• _Source data_
■ ■ ■ ■ ■

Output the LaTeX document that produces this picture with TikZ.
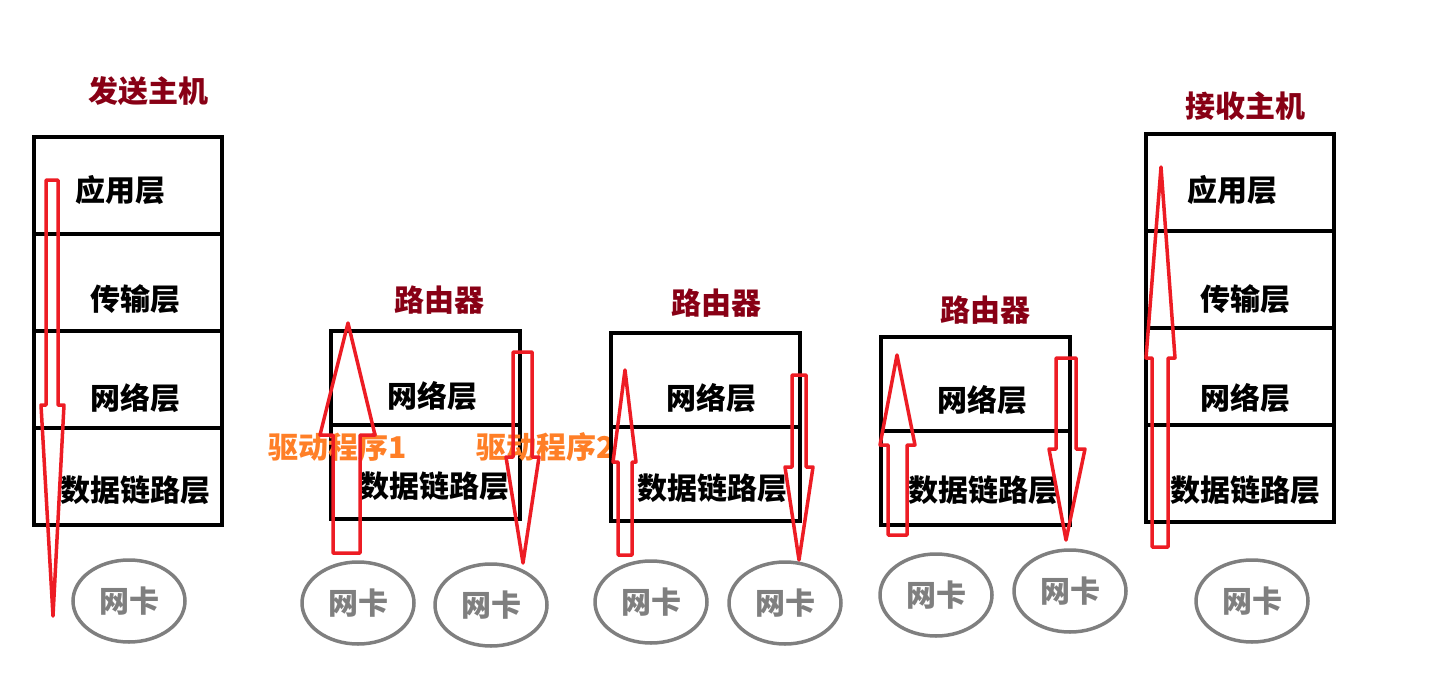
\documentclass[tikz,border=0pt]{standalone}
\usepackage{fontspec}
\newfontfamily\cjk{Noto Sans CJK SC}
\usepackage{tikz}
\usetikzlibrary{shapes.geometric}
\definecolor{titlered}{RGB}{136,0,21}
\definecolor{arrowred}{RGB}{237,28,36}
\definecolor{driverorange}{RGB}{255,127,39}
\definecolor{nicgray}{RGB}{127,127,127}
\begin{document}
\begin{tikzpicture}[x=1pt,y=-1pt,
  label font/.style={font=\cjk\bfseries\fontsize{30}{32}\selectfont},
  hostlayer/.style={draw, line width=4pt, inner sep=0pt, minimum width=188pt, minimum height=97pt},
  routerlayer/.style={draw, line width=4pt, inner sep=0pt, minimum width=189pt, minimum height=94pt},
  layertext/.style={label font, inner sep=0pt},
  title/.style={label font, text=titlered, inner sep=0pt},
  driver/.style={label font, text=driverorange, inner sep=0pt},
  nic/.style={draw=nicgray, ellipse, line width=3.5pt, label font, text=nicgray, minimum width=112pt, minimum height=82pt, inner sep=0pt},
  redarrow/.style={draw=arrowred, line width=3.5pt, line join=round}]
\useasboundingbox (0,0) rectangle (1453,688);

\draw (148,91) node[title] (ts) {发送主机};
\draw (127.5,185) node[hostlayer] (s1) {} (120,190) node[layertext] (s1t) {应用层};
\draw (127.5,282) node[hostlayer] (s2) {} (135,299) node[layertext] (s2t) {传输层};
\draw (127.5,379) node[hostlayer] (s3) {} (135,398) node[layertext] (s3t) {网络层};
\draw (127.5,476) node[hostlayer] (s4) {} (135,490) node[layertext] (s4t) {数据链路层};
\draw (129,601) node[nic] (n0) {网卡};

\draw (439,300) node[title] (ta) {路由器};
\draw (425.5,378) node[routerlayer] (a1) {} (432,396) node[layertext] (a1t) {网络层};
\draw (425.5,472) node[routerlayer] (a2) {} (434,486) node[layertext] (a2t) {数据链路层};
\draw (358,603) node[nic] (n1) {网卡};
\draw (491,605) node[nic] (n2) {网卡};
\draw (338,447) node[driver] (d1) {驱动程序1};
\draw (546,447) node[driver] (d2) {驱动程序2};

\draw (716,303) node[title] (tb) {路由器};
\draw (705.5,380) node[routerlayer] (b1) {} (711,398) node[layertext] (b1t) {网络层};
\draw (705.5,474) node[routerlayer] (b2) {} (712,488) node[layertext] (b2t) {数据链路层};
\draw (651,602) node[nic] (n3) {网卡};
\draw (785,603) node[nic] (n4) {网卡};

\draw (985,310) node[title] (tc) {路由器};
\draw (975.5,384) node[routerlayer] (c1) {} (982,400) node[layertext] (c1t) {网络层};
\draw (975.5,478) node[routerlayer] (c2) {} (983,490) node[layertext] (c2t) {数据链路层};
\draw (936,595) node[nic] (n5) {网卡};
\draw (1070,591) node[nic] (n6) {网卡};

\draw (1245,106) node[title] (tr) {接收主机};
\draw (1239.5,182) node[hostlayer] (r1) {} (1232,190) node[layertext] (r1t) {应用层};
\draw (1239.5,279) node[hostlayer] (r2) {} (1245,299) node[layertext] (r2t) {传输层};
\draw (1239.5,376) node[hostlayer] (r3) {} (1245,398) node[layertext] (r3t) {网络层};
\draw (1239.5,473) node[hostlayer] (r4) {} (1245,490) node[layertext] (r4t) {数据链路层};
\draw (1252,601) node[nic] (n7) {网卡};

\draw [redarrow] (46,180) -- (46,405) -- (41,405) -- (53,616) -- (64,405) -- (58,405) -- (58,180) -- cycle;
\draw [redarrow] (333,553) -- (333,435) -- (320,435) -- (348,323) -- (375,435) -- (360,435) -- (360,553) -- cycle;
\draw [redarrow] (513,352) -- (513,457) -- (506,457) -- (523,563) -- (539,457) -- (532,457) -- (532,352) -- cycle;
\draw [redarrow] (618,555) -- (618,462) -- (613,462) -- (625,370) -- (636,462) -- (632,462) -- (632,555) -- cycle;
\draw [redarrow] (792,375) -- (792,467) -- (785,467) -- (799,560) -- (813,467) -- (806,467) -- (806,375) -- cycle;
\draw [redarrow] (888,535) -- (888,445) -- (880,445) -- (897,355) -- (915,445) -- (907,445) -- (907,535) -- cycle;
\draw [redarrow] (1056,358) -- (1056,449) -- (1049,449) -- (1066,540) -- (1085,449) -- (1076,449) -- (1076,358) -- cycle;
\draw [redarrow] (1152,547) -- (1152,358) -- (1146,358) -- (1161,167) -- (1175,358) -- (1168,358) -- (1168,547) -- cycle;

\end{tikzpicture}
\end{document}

■ ■ ■ ■ ■

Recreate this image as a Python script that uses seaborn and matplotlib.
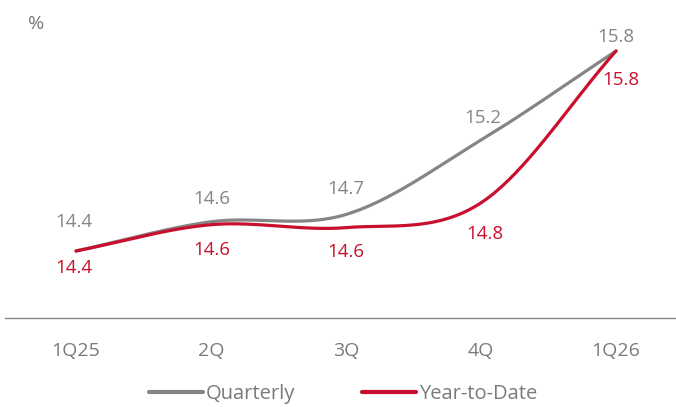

■ ■ ■ ■ ■

• _Work to complete_
Copy the lines from the entries above in which the word "that" appears.

• _Solved exercise_
Output the LaTeX document that produces this picture with TikZ.
Recreate this image as a Python script that uses seaborn and matplotlib.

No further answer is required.